Consolidating Capitalism

Author(s): Jeffrey D. Sachs

Source: Foreign Policy , Spring, 1995, No. 98 (Spring, 1995), pp. 50-64

Published by: Slate Group, LLC

Stable URL: http://www.jstor.com/stable/1148957

Summary

The 1990s is one of the great watershed decades in economic history. The postwar division of the world economy into the First, Second, and Third Worlds has ended. Not only has communism collapsed, but other ideologies of state-led development that were prevalent in the Third World for decades have fallen into disrepute. If the United States and the other industrial democracies act with wisdom, they have a chance to consolidate a global capitalist world system, with profound benefits for both the rich and the poor countries. But the greatest foreign policy misjudgment of our time would be to assume that such a system will automatically fall into place. Weak U.S. leadership and fractious relations among the industrial democracies are already putting at risk the unprecedented opportunity to create a law-bound and prosperous international system.

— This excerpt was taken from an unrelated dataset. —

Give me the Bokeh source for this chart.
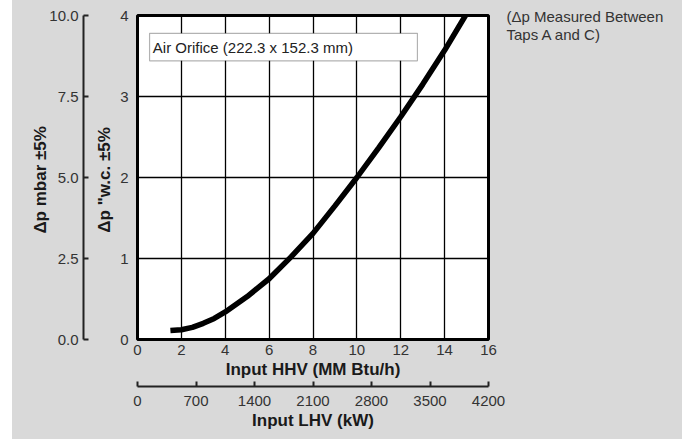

The overarching benefits of the emerging world capitalist system, if it takes hold, will lie as much in global security as in economics. With a few notable exceptions, the market revolution has gone hand in hand with a democratic revolution. That is true in virtually all of Latin America, Central Europe, and the former Soviet Union, and also in parts of East Asia (South Korea and Taiwan) and Africa. The spread of democracy by itself almost surely reduces the risks of war, as do the increased economic links among countries. Careful scholarly work has bolstered rather than weakened the old claim that democracies do not wage war on each other, as Yale political scientist Bruce Russett has recently demonstrated in Grasping the Democratic Peace. It has been instructive, and no accident, that Russia's elected Duma has become the most ardent voice for peaceful rather than military solutions to the deepening conflicts among Russia's diverse regions.